Location
- 4201 Windsor Drive Fort Smith, Arkansas 72904 United States
- Coordinates: 35°24′3″N 94°23′5″W﻿ / ﻿35.40083°N 94.38472°W

Information
- Type: Private
- Established: 2005 (21 years ago)
- Status: Open
- CEEB code: 040814
- NCES School ID: 00048337
- Teaching staff: 11.5 (on FTE basis)
- Grades: PK–4 (Elementary) 5–12 (Middle, Jr./Sr. High)
- Enrollment: 315 (2023-24)
- Student to teacher ratio: 7.0
- Classes offered: Regular, Advanced Placement
- Campus type: Suburban
- Colors: Navy blue, silver, white
- Athletics: Football, Volleyball, Basketball, Tennis, Baseball, Softball, Track & Field
- Athletics conference: 2A-4 West
- Mascot: Eagle
- Nickname: Eagles
- Team name: Union Christian Academy
- Accreditation: ACSI, ANSAA, AdvancED (2003–)
- Affiliation: Oklahoma Christian School Athletic Association
- Website: www.unioneagles.org

= Union Christian Academy =

Union Christian Academy (UCA) is a private Christian school serving students in prekindergarten through grade 12 in Fort Smith, Arkansas, United States.

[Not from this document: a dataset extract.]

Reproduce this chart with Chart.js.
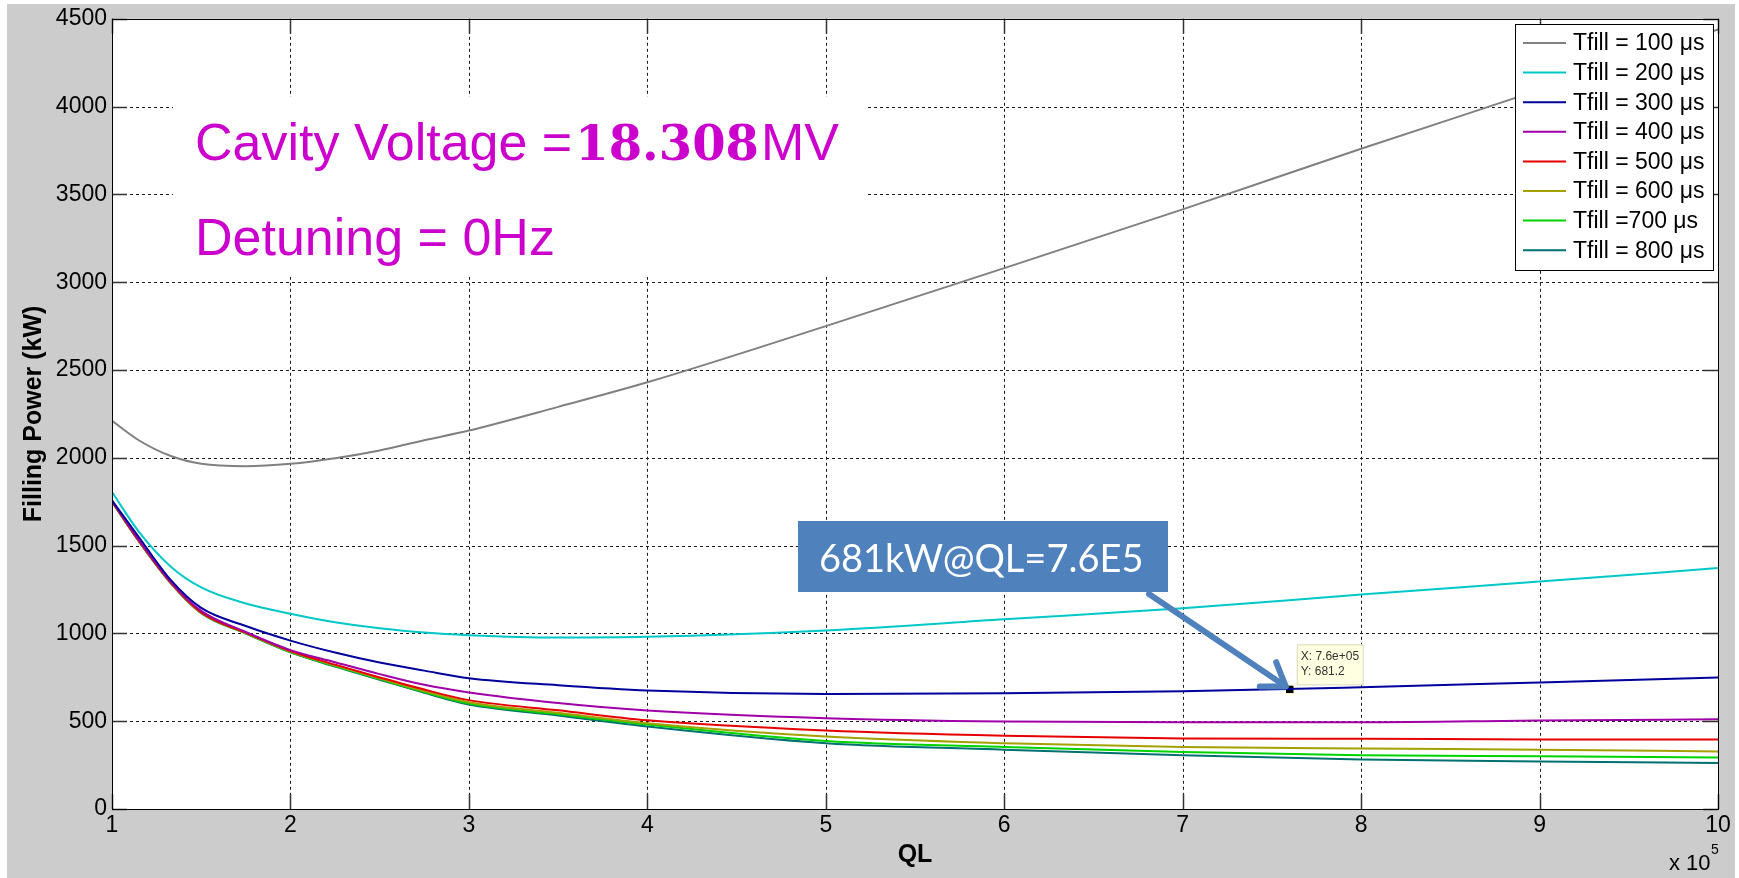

It was founded in 2005 as a result of a merger of the former Harvest Time Christian School, Fort Smith Christian School and River Valley Christian School. For the 2014-15 school year, Union Christian serves more than 300 students in prekindergarten through 12th grade at its school campus located at 4201 Windsor Dr in Fort Smith.

== Academics ==
Union Christian Academy is accredited by AdvancED since 2003 and is accredited by the Association of Christian Schools International (ACSI), Arkansas Nonpublic School Accrediting Association (ANSAA).

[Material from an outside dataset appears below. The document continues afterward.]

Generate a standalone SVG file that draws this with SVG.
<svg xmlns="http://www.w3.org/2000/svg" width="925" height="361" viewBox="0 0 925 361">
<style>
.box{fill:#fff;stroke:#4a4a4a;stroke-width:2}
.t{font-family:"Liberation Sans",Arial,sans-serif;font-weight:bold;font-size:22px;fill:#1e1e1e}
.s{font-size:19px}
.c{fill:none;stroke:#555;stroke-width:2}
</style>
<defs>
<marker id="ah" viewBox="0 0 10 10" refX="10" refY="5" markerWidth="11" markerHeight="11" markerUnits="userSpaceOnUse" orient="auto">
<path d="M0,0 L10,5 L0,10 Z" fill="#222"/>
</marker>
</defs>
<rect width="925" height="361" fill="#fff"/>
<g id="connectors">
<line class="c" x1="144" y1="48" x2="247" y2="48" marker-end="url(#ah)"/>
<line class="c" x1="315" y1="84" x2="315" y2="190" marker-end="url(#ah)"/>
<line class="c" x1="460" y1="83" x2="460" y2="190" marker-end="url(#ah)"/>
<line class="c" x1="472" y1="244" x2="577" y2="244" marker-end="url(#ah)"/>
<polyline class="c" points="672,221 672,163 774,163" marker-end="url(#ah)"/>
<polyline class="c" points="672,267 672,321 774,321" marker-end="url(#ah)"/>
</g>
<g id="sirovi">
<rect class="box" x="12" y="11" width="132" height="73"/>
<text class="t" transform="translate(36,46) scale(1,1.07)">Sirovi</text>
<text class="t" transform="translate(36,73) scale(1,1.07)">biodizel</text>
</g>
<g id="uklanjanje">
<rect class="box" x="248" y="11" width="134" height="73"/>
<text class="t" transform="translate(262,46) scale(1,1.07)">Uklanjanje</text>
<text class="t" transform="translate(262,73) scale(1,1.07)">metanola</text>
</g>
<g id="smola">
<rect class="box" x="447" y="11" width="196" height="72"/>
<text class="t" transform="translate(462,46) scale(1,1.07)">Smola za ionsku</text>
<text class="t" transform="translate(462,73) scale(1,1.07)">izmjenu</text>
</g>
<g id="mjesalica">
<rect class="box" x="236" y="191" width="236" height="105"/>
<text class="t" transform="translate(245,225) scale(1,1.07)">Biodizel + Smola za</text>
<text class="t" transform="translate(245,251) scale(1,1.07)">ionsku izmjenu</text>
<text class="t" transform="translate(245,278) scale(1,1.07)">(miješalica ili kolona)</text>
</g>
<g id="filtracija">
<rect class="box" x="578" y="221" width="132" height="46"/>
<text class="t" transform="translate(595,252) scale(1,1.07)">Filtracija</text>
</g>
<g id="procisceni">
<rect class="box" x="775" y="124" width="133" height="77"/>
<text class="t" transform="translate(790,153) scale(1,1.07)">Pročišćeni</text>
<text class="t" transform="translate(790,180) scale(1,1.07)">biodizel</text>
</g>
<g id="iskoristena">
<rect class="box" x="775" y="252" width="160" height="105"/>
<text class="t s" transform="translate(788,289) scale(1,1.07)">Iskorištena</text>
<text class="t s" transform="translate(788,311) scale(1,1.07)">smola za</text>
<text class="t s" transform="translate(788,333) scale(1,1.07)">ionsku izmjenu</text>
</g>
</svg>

== Extracurricular activities ==
The Union Christian Academy mascot for academic and athletic teams is the Eagle with the school colors of blue and white.

=== Athletics ===
The Union Eagles participate in various interscholastic activities in the Oklahoma Christian School Athletic Association. Union Christian left the Arkansas Activities Association 2016 to join the OCSAA. The Eagles school athletic activities include 8-man football, volleyball, competitive cheer, basketball (boys/girls), baseball, softball, tennis (boys/girls), and track and field (boys/girls).

Union Christian Academy and the former Fort Smith Christian High School won numerous state championships including:

- Golf: The boys golf team won a state golf championship in 2000.
- Tennis: The boys tennis team won a 4A state championship in 2007 and three consecutive 2A class state tennis championships in 2008, 2009 and 2010. The girls team were crowned the 2A class state tennis champions in 2009.
- Track and field: The boys track team won five state track and field championships (1998, 2000, 2001, 2002, 2006). The girls team equally have won four state track titles (1993, 1994, 1995, 2006).
- Football: The Union Christian Academy football team won their first football state championship in the HCAA(2A) during the 2019 season.

== Notable alumni ==

- Shay Mooney (2009) — Member of Grammy-winning country group Dan & Shay
- Hal R. Smith (1949) — MLB player
- Gus Malzahn (1984) — Former American college football coach and player
- Craig Gentry (2002) — MLB player, Texas Rangers.